At the core of the game, there are processes and CPU's. You can click on an idle process to assign it to an available CPU, and click on an active process to remove it from its CPU. Over time, idle processes go through six starvation levels represented by colours and emojis. If a process spends too much time in the last starvation level, the user becomes impatient and kills it. After having killed 10 processes, the user becomes so angry that they reboot you — the operating system —, ending the game. The goal is to survive as long as possible without getting rebooted. That means making sure that every process spends enough time on a CPU to not go through all the starvation levels.
An active process can also become blocked because it is waiting for an I/O event. Blocked processes waste CPU time and it is therefore a good idea to remove them from their CPU. I/O events must be processed by clicking on a button that changes appearance when events are available.

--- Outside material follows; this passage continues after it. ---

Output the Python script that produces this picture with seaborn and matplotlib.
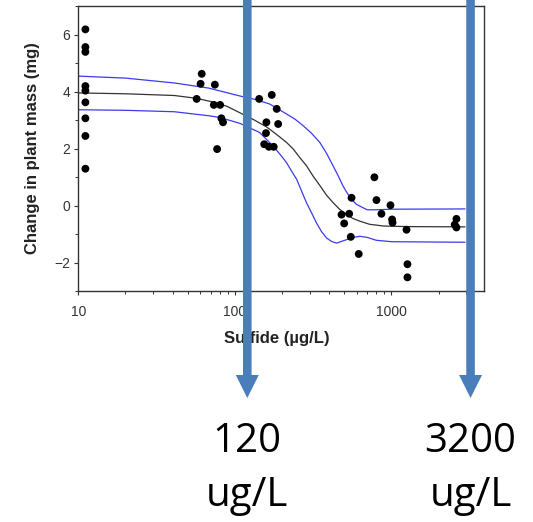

As the game progresses, more processes appear, making the game increasingly difficult. At some point, all these processes start taking more memory than is available in the RAM, so you need to start swapping memory pages between the RAM and the disk. An active process starts blinking when it is trying to access pages that are on disk, and the corresponding pages also blink. This is when you know you need to swap pages.

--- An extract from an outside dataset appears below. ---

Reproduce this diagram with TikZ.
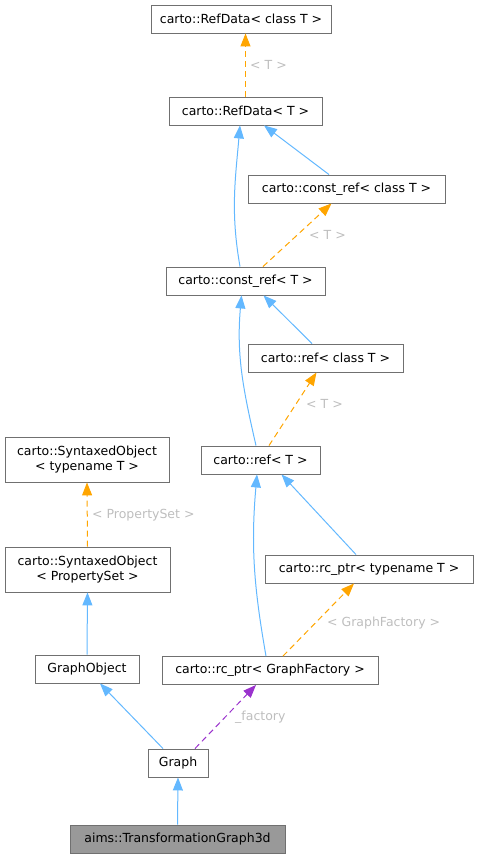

A process that is trying to access pages that are on disk will stay blocked until the pages are placed back in RAM. If it stays blocked for too long, it will keep going through the starvation levels and eventually get killed.

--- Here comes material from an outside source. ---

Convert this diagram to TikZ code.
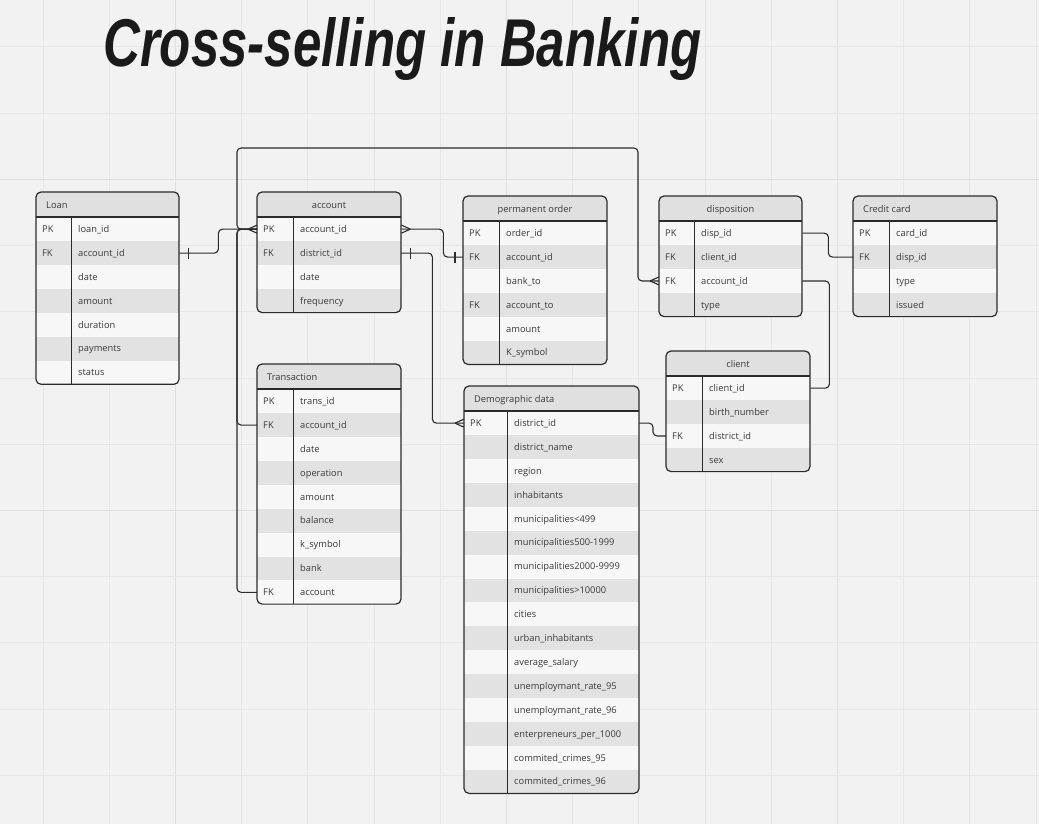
\documentclass[tikz,border=0pt]{standalone}
\usepackage{fontspec}
\setmainfont{Open Sans}
\newfontfamily\titlefont{Liberation Sans}
\usetikzlibrary{calc}
\definecolor{bg}{HTML}{F2F2F2}
\definecolor{gridc}{HTML}{E7E7E7}
\definecolor{gridd}{HTML}{DFDFDF}
\definecolor{hdr}{HTML}{E0E0E0}
\definecolor{rowA}{HTML}{F7F7F7}
\definecolor{rowB}{HTML}{E2E2E2}
\definecolor{ink}{HTML}{2B2B2B}
\definecolor{txt}{HTML}{383838}
\definecolor{titlec}{HTML}{1A1A1A}
\tikzset{
  conn/.style={draw=ink, line width=1.1pt, rounded corners=4pt},
  boxline/.style={draw=ink, line width=1.2pt},
  celltext/.style={inner sep=0pt, anchor=base west, text=txt, font=\fontsize{9.3}{11}\selectfont},
  rowbox/.style={draw=none, inner sep=0pt, anchor=north west, minimum height=23.9pt},
  pics/crowL/.style={code={\draw[draw=ink, line width=1.1pt] (-9,0) -- (0,-4) (-9,0) -- (0,4);}},
  pics/crowR/.style={code={\draw[draw=ink, line width=1.1pt] (9,0) -- (0,-4) (9,0) -- (0,4);}},
  pics/barL/.style={code={\draw[draw=ink, line width=1.1pt] (-8,-5.5) -- (-8,5.5);}},
  pics/barR/.style={code={\draw[draw=ink, line width=1.1pt] (9,-5.5) -- (9,5.5);}},
}
% #1 name, #2 left, #3 top, #4 right, #5 divider, #6 nrows, #7 header align (0 left / 1 center), #8 title, #9 rows
\newcommand\ertable[9]{%
  \pgfmathsetmacro\ybot{#3+25+#6*23.9}%
  \pgfmathsetmacro\wid{#4-#2}%
  \begin{scope}
    \clip[rounded corners=5pt] (#2,#3) rectangle (#4,\ybot);
    \fill[rowA] (#2,#3) rectangle (#4,\ybot);
    \fill[hdr] (#2,#3) rectangle (#4,#3+25);
    \foreach [count=\i] \k/\f in {#9} {
      \pgfmathsetmacro\ytop{#3+25+(\i-1)*23.9}
      \pgfmathsetmacro\ymid{\ytop+11.95}
      \ifodd\i \def\rc{rowA}\else\def\rc{rowB}\fi
      \node[rowbox, fill=\rc, minimum width=\wid pt] (#1-\i) at (#2,\ytop) {};
      \node[celltext] at (#2+6,\ymid+3.5) {\k};
      \node[celltext] at (#5+7,\ymid+3.5) {\f};
    }
  \end{scope}
  \ifnum#7=0
    \node[celltext] (#1-h) at (#2+10,#3+16) {#8};
  \else
    \node[celltext, anchor=base] (#1-h) at ({(#2+#4)/2},#3+16) {#8};
  \fi
  \draw[boxline] (#2,#3+25) -- (#4,#3+25);
  \draw[draw=ink, line width=1pt] (#5,#3+25) -- (#5,\ybot);
  \draw[boxline, rounded corners=5pt] (#2,#3) rectangle (#4,\ybot);
}
\begin{document}
\begin{tikzpicture}[x=1pt,y=-1pt]
\fill[bg] (0,0) rectangle (1039,824);
\useasboundingbox (0,0) rectangle (1039,824);
% grid
\foreach \k in {0,...,15} {
  \pgfmathsetmacro\gx{43+66.2*\k}
  \pgfmathtruncatemacro\m{mod(\k,5)}
  \ifnum\m=2 \def\gc{gridd}\else\def\gc{gridc}\fi
  \draw[\gc, line width=1pt] (\gx,0) -- (\gx,824);
}
\foreach \k in {0,...,11} {
  \pgfmathsetmacro\gy{47+66.2*\k}
  \pgfmathtruncatemacro\m{mod(\k,5)}
  \ifnum\m=2 \def\gc{gridd}\else\def\gc{gridc}\fi
  \draw[\gc, line width=1pt] (0,\gy) -- (1039,\gy);
}
% title
\node[inner sep=0pt, anchor=base west, text=titlec] (title) at (103,67)
  {\resizebox{598pt}{49pt}{\titlefont\bfseries\itshape Cross-selling in Banking}};

% tables
\ertable{loan}{36}{192}{179}{71}{7}{0}{Loan}
  {PK/loan\_id, FK/account\_id, /date, /amount, /duration, /payments, /status}
\ertable{account}{257}{192}{401}{293}{4}{1}{account}
  {PK/account\_id, FK/district\_id, /date, /frequency}
\ertable{perm}{463}{196}{607}{499}{6}{1}{permanent order}
  {PK/order\_id, FK/account\_id, /bank\_to, FK/account\_to, /amount, /K\_symbol}
\ertable{disp}{659}{196}{802}{694}{4}{1}{disposition}
  {PK/disp\_id, FK/client\_id, FK/account\_id, /type}
\ertable{card}{853}{196}{997}{889}{4}{0}{Credit card}
  {PK/card\_id, FK/disp\_id, /type, /issued}
\ertable{client}{666}{351}{810}{702}{4}{1}{client}
  {PK/client\_id, /birth\_number, FK/district\_id, /sex}
\ertable{trans}{257}{364}{401}{293}{9}{0}{Transaction}
  {PK/trans\_id, FK/account\_id, /date, /operation, /amount, /balance, /k\_symbol, /bank, FK/account}
\ertable{demo}{464}{386}{639}{507}{16}{0}{Demographic data}
  {PK/district\_id, /district\_name, /region, /inhabitants, /municipalities<499, /municipalities500-1999, /municipalities2000-9999, /municipalities>10000, /cities, /urban\_inhabitants, /average\_salary, /unemploymant\_rate\_95, /unemploymant\_rate\_96, /enterpreneurs\_per\_1000, /commited\_crimes\_95, /commited\_crimes\_96}

% connectors
\coordinate (topL) at (237,148);
\coordinate (topR) at (638,148);
\draw[conn] (loan-2.east) -- ++(39,0) |- (account-1.west);
\pic at (loan-2.east) {barR};
\pic at (account-1.west) {crowL};
\draw[conn] (account-1.west) -| (topL) -- (topR) |- (disp-3.west);
\pic at (disp-3.west) {crowL};
\draw[conn] (trans-2.west) -- ++(-20,0) |- (account-1.west);
\draw[conn] (trans-9.west) -- ++(-20,0) |- (account-1.west);
\draw[conn] (account-1.east) -- ++(42,0) |- (perm-2.west);
\pic at (account-1.east) {crowR};
\pic at (perm-2.west) {barL};
\draw[conn] (account-2.east) -- ++(31,0) |- (demo-1.west);
\pic at (account-2.east) {barR};
\pic at (demo-1.west) {crowL};
\draw[conn] (disp-1.east) -- ++(26,0) |- (card-2.west);
\draw[conn] (disp-3.east) -- ++(27,0) |- (client-1.east);
\draw[conn] (client-3.west) -- ++(-13,0) |- (demo-1.east);
\end{tikzpicture}
\end{document}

Finally, the game has multiple difficulty levels available, which influence things such as the number of CPU's, the amount of RAM, the number of processes existing when starting the game, the probability of I/O events, etc. It also has a custom mode where all these settings can be tweaked independently.
One has to keep in mind that this game is primarily, well, a game, and as such, has been designed to prioritize playability over realism. The first way in which it is not entirely realistic is the obvious fact that the player is not expected to have the speed of an actual computer! Many other details are technically wrong, such as processes using WAY LESS memory pages than typical actual processes would do, and the fact that a computer user does not usually keep launching new processes indefinitely — that is solely a game mechanic to make the game increasingly difficult.
In other words, this game has not been created with education in mind. All that being said, I do believe it can have some value in introducing computer science students to operating system principles like process scheduling and memory swapping, as long as it is made clear that it is not an exact depiction. As a computer science teacher myself, I might use it this fall while teaching a class about computer components, to better illustrate what it actually means for a processor to have more cores, or what happens when we run out of RAM.
Compiling the game to WebAssembly was easier than expected, thanks to the documentation available here. The main steps are to install pygbag and implement the modifications to the code that are detailed in the documentation. The biggest problem I encountered was with the library I was using to render emojis, which I could not make work with pygbag. I ended up downloading SVG files from OpenMoji and using GIMP to resize them as needed and export them to PNG.
By default, the game adapts its size to the browser's viewport, while maintaining the same ratio as the desktop version. It ends up being stretched if the desktop version uses a smaller window size. This does not result in unbearable pixelization for my game, which has a somewhat retro style, but your mileage may vary.